Oggi sono partite le prove generali per l’avvio dei fondi previdenziali nel pubblico impiego, si olia il meccanismo e si tasta il terreno. Il sindacalismo non indipendente ha scelto di accettare la fine della previdenza pubblica per incentivare i lavoratori a ricorrere alle pensioni private privilegiando i fondi da loro stessi gestiti.

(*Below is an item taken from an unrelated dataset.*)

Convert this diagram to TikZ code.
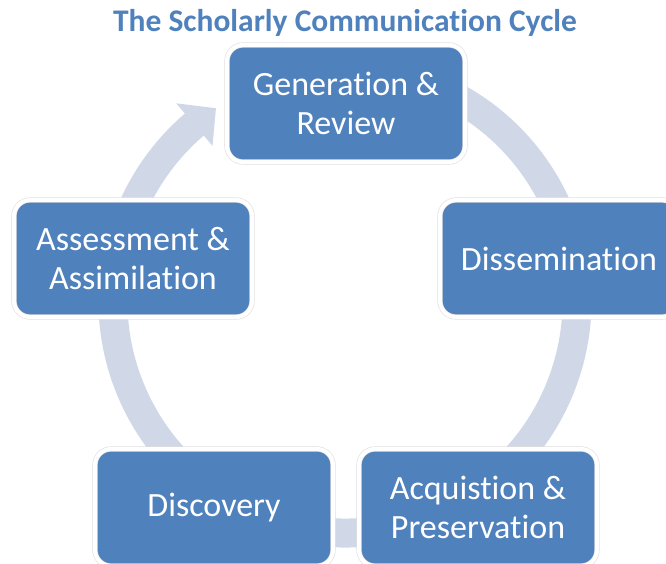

Ovviamente ci sono altre ragioni, oltre quelle non secondarie di natura etica, che ci fanno inorridire davanti all’ennesimo tentativo di questi sedicenti sindacati di speculare e far speculare altri sulla pelle dei lavoratori. Ne elenchiamo alcune:
· siamo contrari per principio allo smantellamento del sistema previdenziale pubblico e solidaristico e al peggioramento delle condizioni per accedere alla pensione pubblica;
· i fondi pensionistici sono controllati da banche e assicurazioni che si arricchiscono anche con la gestione e che utilizzano i soldi dei lavoratori per i loro investimenti e i loro “affari” privati, magari per la produzione di armamenti, inquinamento ambientale o speculazioni che penalizzano i lavoratori (basti pensare a quanto ci sta costando la crisi prodotta da banche, assicurazioni, e finanza varia...);
· i fondi non rendono quanto il TFS e una caduta del rendimento ne pregiudica l’andamento per anni (provate a immaginare i rendimenti dei fondi in questi anni di crisi mondiale...);
· se si va in pensione in un anno di “magra” il rateo sarà basso a prescindere da quanto versato;
· per avere una pensione accettabile non basta versare al fondo pensione una parte considerevole del TFS, ma sarà necessario incentivare di tasca propria la posta, circa altri 3.000 euro annui, la costituzione del fondo.
Indubbiamente siamo alla vigilia di una aggressiva e generalizzata campagna pubblicitaria per imporre la previdenza complementare nel pubblico impiego.
Questo ennesimo tentativo di espropriazione del salario, spacciato come investimento sul futuro, va respinto con forza e determinazione dai lavoratori che non devono cadere nella trappola di inesistenti rendimenti vantaggiosi o subire il ricatto del furto programmato della pensione duramente pagata con anni di lavoro.
Per questo CGIL, CISL, UIL e UGL farebbero bene ad aprire una forte battaglia per ripristinare dignitose pensioni pubbliche e non mettersi, per mero interesse proprio, a vendere come una conquista l’adesione ai loro fondi pensione.
Come se non bastasse il blocco a tempo indeterminato dei contratti e la riduzione del FUA, l’opera di sciacallaggio continua ora abbattendosi sulle liquidazioni dei lavoratori e il loro TFS che, se pur incrementati con briciole dalle Amministrazioni, non garantiranno comunque alcun recupero di quanto si è già perduto con le leggi, mai contrastate da alcuna organizzazione sindacale tranne l’USB, che hanno modificato radicalmente le pensioni pubbliche.